Consider the map (as defined by kahen in a comment)

$$ T_h f(x) = h(x) + \int_0^1 K(x+y) f(y) dy $$

which is a linear map from $C([0,1])$ to itself. Then

$$ T_h f(x) - T_h g(x) = \int_0^1 K(x+y) (f(y) - g(y)) dy $$

so

$$ | T_h f(x) - T_h g(x) | \leq \int_0^1 K(x+y) |f(y) - g(y)| dy$$

where we used that $K$ is positive. Now, take $|f-g|$ in $\sup$ over $[0,1]$, and use that $K$ is strictly decreasing, so $\int_0^1 K(x+y) dy \leq \int_0^1 K(y) dy < 1$, you have that for any $h$, $T_h$ is a contraction mapping.

Now just apply the Banach fixed-point theorem and you are done.


There seems to be some confusion about whether $K$ is taken to be strictly decreasing. Note that in the crucial aspect of the proof above is that $\int_0^1 K(x+y) \leq 1-\epsilon $ for some positive $\epsilon$. That $K$ is strictly decreasing is sufficient, but not necessary.

On the other hand, TonyK indicated in his comment that in the case that $K\equiv 1$ and $h = 0$ there are infinitely many solutions (take $u$ to be any constant function). Analogous to the case of linear algebra where a change of parameter can change a linear system from having infinitely many solutions to no solutions, we see the same phenomenon here. Let $K\equiv 1$ and assume $h$ is a function with integral $\int_0^1 h(x) dx \neq 0$. Then the given integral equation admits no solutions.
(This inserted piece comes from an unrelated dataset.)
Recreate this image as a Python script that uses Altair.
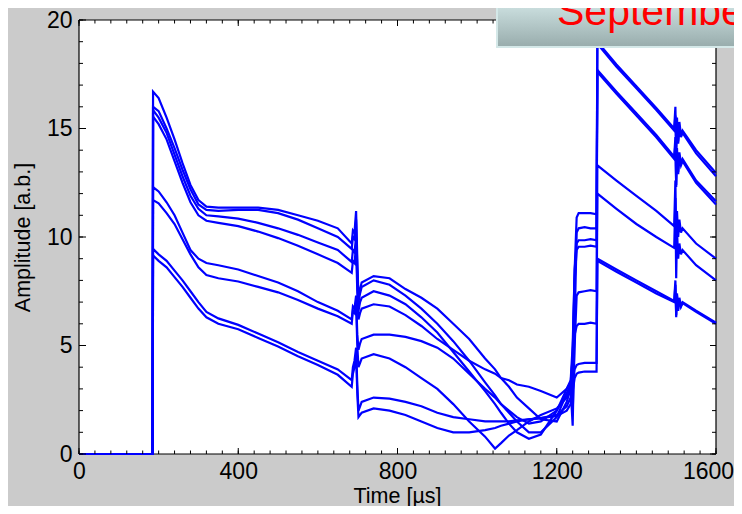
import altair as alt
import pandas as pd

# ---------------- data ----------------
t_us = [0, 185,
        186, 200, 220, 240, 260, 280, 300, 320, 350, 400, 450, 500, 550, 600, 650, 685,
        688, 692, 696, 699, 702, 706,
        710, 740, 780, 820, 860, 900, 940, 980, 1020, 1045, 1060, 1080, 1100, 1130, 1160, 1200, 1225,
        1235, 1240, 1245, 1250, 1255, 1270, 1285, 1300,
        1302, 1350, 1400, 1450, 1495,
        1498, 1500, 1502, 1505, 1508, 1512, 1516,
        1550, 1600]

A1 = [0, 0,
      16.7, 16.4, 15.5, 14.5, 13.4, 12.4, 11.7, 11.4, 11.35, 11.35, 11.35, 11.25, 11.0, 10.75, 10.4, 9.7,
      10.3, 10.2, 11.2, 9.0, 7.2, 7.6,
      7.9, 8.2, 8.1, 7.6, 7.2, 6.7, 6.0, 5.3, 4.4, 3.9, 3.5, 3.1, 2.6, 2.1, 1.6, 1.5, 2.4,
      3.0, 4.5, 8.5, 10.9, 11.1, 11.1, 11.1, 11.05,
      19.0, 17.95, 16.95, 15.95, 15.0,
      16.0, 14.0, 15.5, 14.4, 15.3, 14.7, 14.9,
      14.0, 12.95]
A2 = [0, 0,
      16.0, 15.8, 15.0, 14.1, 13.1, 12.2, 11.5, 11.25, 11.2, 11.25, 11.25, 11.1, 10.8, 10.4, 10.0, 9.45,
      10.0, 9.9, 10.8, 8.5, 7.0, 7.4,
      7.7, 8.0, 7.8, 7.3, 6.7, 6.0, 5.2, 4.3, 3.3, 2.7, 2.3, 1.9, 1.5, 1.0, 1.0, 1.7, 2.8,
      3.0, 1.3, 6.0, 10.2, 10.4, 10.45, 10.4, 10.4,
      18.9, 17.85, 16.85, 15.85, 14.9,
      15.6, 13.9, 15.3, 14.3, 15.1, 14.6, 14.8,
      13.85, 12.8]
A3 = [0, 0,
      15.85, 15.5, 14.8, 13.8, 12.8, 11.9, 11.3, 11.0, 10.95, 10.85, 10.65, 10.4, 10.1, 9.75, 9.4, 8.85,
      9.4, 9.3, 10.0, 8.0, 6.6, 7.0,
      7.2, 7.5, 7.3, 6.9, 6.3, 5.6, 4.7, 3.8, 2.9, 2.3, 1.9, 1.4, 1.0, 0.7, 0.9, 2.0, 3.0,
      3.4, 5.0, 8.5, 9.7, 9.85, 9.85, 9.9, 9.85,
      17.7, 16.7, 15.7, 14.7, 13.7,
      14.6, 12.4, 14.1, 13.0, 13.9, 13.4, 13.6,
      12.6, 11.65]
A4 = [0, 0,
      15.55, 15.2, 14.5, 13.5, 12.5, 11.6, 11.0, 10.75, 10.65, 10.5, 10.25, 9.95, 9.6, 9.2, 8.8, 8.35,
      8.9, 8.8, 9.6, 7.5, 6.2, 6.5,
      6.7, 6.9, 6.8, 6.4, 5.9, 5.3, 4.8, 4.3, 3.9, 3.7, 3.5, 3.4, 3.2, 3.1, 2.9, 2.6, 3.0,
      3.3, 4.5, 8.0, 9.4, 9.55, 9.55, 9.6, 9.55,
      17.6, 16.6, 15.6, 14.6, 13.6,
      14.3, 12.3, 13.9, 12.9, 13.7, 13.3, 13.5,
      12.5, 11.5]
B1 = [0, 0,
      12.3, 12.1, 11.6, 11.0, 10.2, 9.4, 9.0, 8.8, 8.7, 8.5, 8.2, 7.9, 7.5, 7.0, 6.6, 6.2,
      6.8, 6.7, 7.3, 5.5, 4.8, 5.1,
      5.3, 5.5, 5.5, 5.4, 5.2, 4.9, 4.4, 3.7, 3.0, 2.6, 2.3, 2.0, 1.7, 1.4, 1.5, 2.0, 2.8,
      3.2, 1.9, 5.0, 7.3, 7.45, 7.5, 7.55, 7.5,
      13.3, 12.6, 11.9, 11.2, 10.5,
      12.6, 9.6, 11.2, 10.0, 10.8, 10.2, 10.4,
      9.7, 9.0]
B2 = [0, 0,
      11.7, 11.55, 11.1, 10.6, 9.9, 9.2, 8.6, 8.25, 8.1, 7.95, 7.7, 7.45, 7.1, 6.7, 6.35, 6.0,
      6.6, 6.5, 7.0, 5.0, 4.0, 4.2,
      4.4, 4.6, 4.4, 4.0, 3.5, 3.0, 2.3, 1.5, 0.8, 0.25, 0.5, 0.85, 1.1, 1.5, 1.8, 2.1, 2.6,
      3.0, 3.8, 5.5, 5.9, 6.0, 6.0, 6.05, 6.0,
      12.0, 11.3, 10.6, 10.0, 9.5,
      11.8, 8.1, 10.3, 9.0, 9.7, 9.2, 9.4,
      8.7, 8.0]
C1 = [0, 0,
      9.45, 9.2, 8.9, 8.45, 8.0, 7.5, 7.0, 6.55, 6.25, 5.95, 5.55, 5.15, 4.7, 4.3, 3.9, 3.4,
      4.0, 4.3, 4.9, 3.2, 2.0, 2.2,
      2.4, 2.6, 2.55, 2.4, 2.2, 1.9, 1.7, 1.6, 1.5, 1.5, 1.5, 1.5, 1.55, 1.6, 1.65, 1.8, 2.2,
      2.6, 3.2, 3.9, 4.1, 4.15, 4.2, 4.2, 4.2,
      9.0, 8.5, 8.0, 7.5, 7.05,
      8.0, 6.3, 7.4, 6.7, 7.2, 6.8, 7.0,
      6.6, 6.05]
C2 = [0, 0,
      9.15, 8.9, 8.6, 8.15, 7.7, 7.2, 6.7, 6.3, 6.0, 5.75, 5.35, 4.95, 4.5, 4.1, 3.65, 3.1,
      3.7, 4.0, 4.6, 2.8, 1.7, 1.8,
      1.9, 2.1, 2.0, 1.8, 1.5, 1.2, 1.0, 1.0, 1.1, 1.2, 1.3, 1.4, 1.5, 1.6, 1.65, 1.75, 2.0,
      2.3, 2.9, 3.5, 3.7, 3.75, 3.8, 3.8, 3.8,
      8.9, 8.4, 7.9, 7.4, 7.0,
      7.8, 6.4, 7.3, 6.6, 7.1, 6.8, 6.95,
      6.55, 6.0]

traces = {"A1": A1, "A2": A2, "A3": A3, "A4": A4,
          "B1": B1, "B2": B2, "C1": C1, "C2": C2}

x_major = [0, 400, 800, 1200, 1600]
y_major = [0, 5, 10, 15, 20]
x_minor = list(range(0, 1601, 40))
y_minor = list(range(0, 21, 1))
x_frame = [0, 1600]
y_frame = [0, 20]
banner_text = ["Septembe"]

# ---------------- build ----------------
rows = []
for name, vals in traces.items():
    for t, v in zip(t_us, vals):
        rows.append({"trace": name, "t": t, "v": v})
df = pd.DataFrame(rows)

W, H = 637, 434
FONT = "Liberation Sans"
BLUE = "#0000ff"

xs = alt.Scale(domain=[0, 1600], nice=False, zero=False)
ys = alt.Scale(domain=[0, 20], nice=False, zero=False)

xaxis = alt.Axis(values=x_major, format="d", ticks=False, domain=False, grid=False,
                 labelFontSize=23, labelFont=FONT, labelColor="black",
                 labelPadding=6, labelFlush=False, labelOverlap=False,
                 labelOffset={"condition": {"test": "datum.value == 1600", "value": -8}, "value": 0},
                 title="Time [µs]", titleFont=FONT, titleFontSize=21.5,
                 titleFontWeight="normal", titleColor="black",
                 titleX=318, titleY=48, titleBaseline="alphabetic",
                 titleAlign="center", titleAnchor="middle")
yaxis = alt.Axis(values=y_major, format="d", ticks=False, domain=False, grid=False,
                 labelFontSize=23, labelFont=FONT, labelColor="black",
                 labelPadding=7, labelFlush=False, labelOverlap=False,
                 labelBaseline="middle",
                 title="Amplitude [a.b.]", titleFont=FONT, titleFontSize=21.5,
                 titleFontWeight="normal", titleColor="black",
                 titleAngle=270, titleX=-50, titleY=217,
                 titleBaseline="alphabetic", titleAlign="center")

X = lambda f: alt.X(f, scale=xs, axis=xaxis)
Y = lambda f: alt.Y(f, scale=ys, axis=yaxis)

def xrules(vals, y0, y1, width=1):
    return alt.Chart(pd.DataFrame({"t": vals})).mark_rule(color="black", strokeWidth=width).encode(
        x=X("t:Q"), y=alt.value(y0), y2=alt.value(y1))

def yrules(vals, x0, x1, width=1):
    return alt.Chart(pd.DataFrame({"v": vals})).mark_rule(color="black", strokeWidth=width).encode(
        y=Y("v:Q"), x=alt.value(x0), x2=alt.value(x1))

frame = [xrules(x_frame, 0, H, 1.2), yrules(y_frame, 0, W, 1.2)]

lines = alt.Chart(df).mark_line(color=BLUE, strokeWidth=2.2).encode(
    x=X("t:Q"),
    y=Y("v:Q"),
    detail="trace:N",
    order="t:Q",
)

tick_layers = [
    xrules(x_major, H, H - 6), xrules(x_minor, H, H - 3.5),
    xrules(x_major, 0, 6), xrules(x_minor, 0, 3.5),
    yrules(y_major, 0, 7), yrules(y_minor, 0, 4),
    yrules(y_major, W, W - 6), yrules(y_minor, W, W - 4),
]

box = alt.Chart(pd.DataFrame({"k": [0]})).mark_rect(
    fill=alt.Gradient(gradient="linear", x1=0, x2=0, y1=0, y2=1,
                      stops=[alt.GradientStop(color="#d2e6e6", offset=0),
                             alt.GradientStop(color="#98acac", offset=1)]),
    stroke="#d4e8e8", strokeWidth=2,
).encode(x=alt.value(418), x2=alt.value(700), y=alt.value(-20), y2=alt.value(27))

banner = alt.Chart(pd.DataFrame({"label": banner_text})).mark_text(
    align="left", baseline="alphabetic", fontSize=41, font=FONT, color="#ff0000"
).encode(x=alt.value(478), y=alt.value(5), text="label:N")

chart = alt.layer(*frame, lines, *tick_layers, box, banner).properties(
    width=W, height=H,
    autosize=alt.AutoSizeParams(type="none"),
    padding={"left": 71, "top": 12, "right": 18, "bottom": 52},
    background="#cbcbcb",
).configure_view(fill="white", stroke=None)

chart.save("out.html", embed_options={"renderer": "svg", "actions": False})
Since $K \equiv 1$, the equation reduces to

$$ u(x) = h(x) + \int_0^1 u(y) dy $$

Integrate both sides in $x$, you get

$$ \int_0^1 u(x) dx = \int_0^1 h(x) dx + \int_0^1 dx \int_0^1 u(y) dy $$

so we can subtract the left hand side from the right hand side and get

$$ 0 = \int_0^1 h(x) dx \neq 0 $$

which is absurd. In fact, you have the following claim: if $K\equiv 0$, the equation either has no solutions (when $h$ has non-zero average) or infinitely many solutions (when $h$ has zero average) differing from each other by constant shifts.

So by the principle of "homework exercises should be solvable", you can probably assume that whatever the source of the problem, the phrase "decreasing" is intended to mean "strictly decreasing".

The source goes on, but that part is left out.